Sausage rolls have been the subject of the last three Christmas No 1 singles in the UK, and that’s no surprise – the sight of a tray full of piping hot pastries is sure to make anyone feel festive. Here’s a foolproof recipe for both meaty and vegan versions of the porky King of savoury snacks.
Making your own puff pastry is a hassle, so go for ready-prepared puff pastry. It’s available in freezers in Spanish supermarkets under the name Masa de Hojaldre (it’s usually vegan, too, although it can contain palm oil).
If you can’t get sausage meat, you can prepare your own by simply squeezing the meat out of Spanish sausages (look for salchichas blancas de cerdo). Even better, use minced pork and add your own seasoning and ingredients.
Those seasonings can include some finely chopped bacon (or pizcas de jamón), parsley or fresh sage, but all you really need is plenty of freshly-ground black pepper.

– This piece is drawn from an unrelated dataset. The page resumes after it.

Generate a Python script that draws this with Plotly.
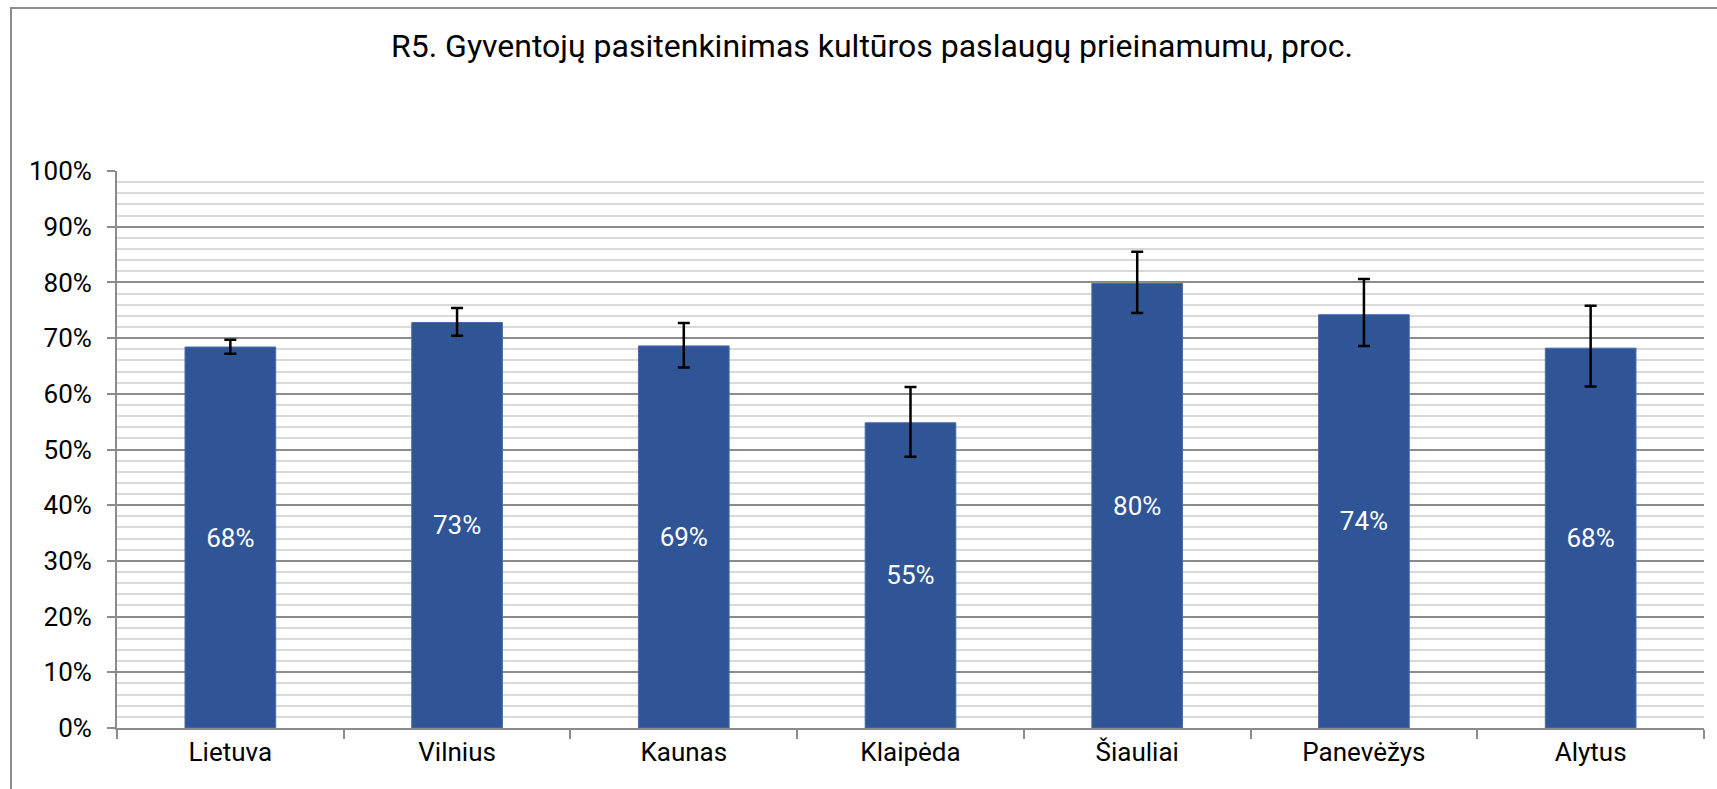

Preparing the Sausage Rolls
- Flour and roll the sheets of de-frosted pastry out into a rectangle about 8 by 10 inches, and cut in half lengthways. Allow to rest in the fridge for ten minutes, then lay in a greased baking tray and carefully lay the filling in a long strip, slightly one side of the pastry. Wet one edge of the pastry, fold the other side over the filling and press along the edges with a fork.
- Glaze the sausage rolls with egg wash (a mixture of beaten egg and milk). Sprinkle with flaked salt and, if you like, sesame seeds.
- Chop the long rolls into four 2.5 inch rolls, slash the tops lightly 2-3 times with sharp knife.
- Bake for 20-25 minutes, until puffy and golden brown. Leave to cool for 10 minutes before serving.
For vegan fillings, it pays to experiment. Try frying a finely chopped medium onion, two cloves of garlic and a finely chopped celery stick, adding 250 gms of finelychopped mushrooms and 250 gms of Quorn. Blend well and give it some real umami oomph with a tbspn of soy sauce or Marmite.
Vegans should use almond or soy milk in place of an egg wash.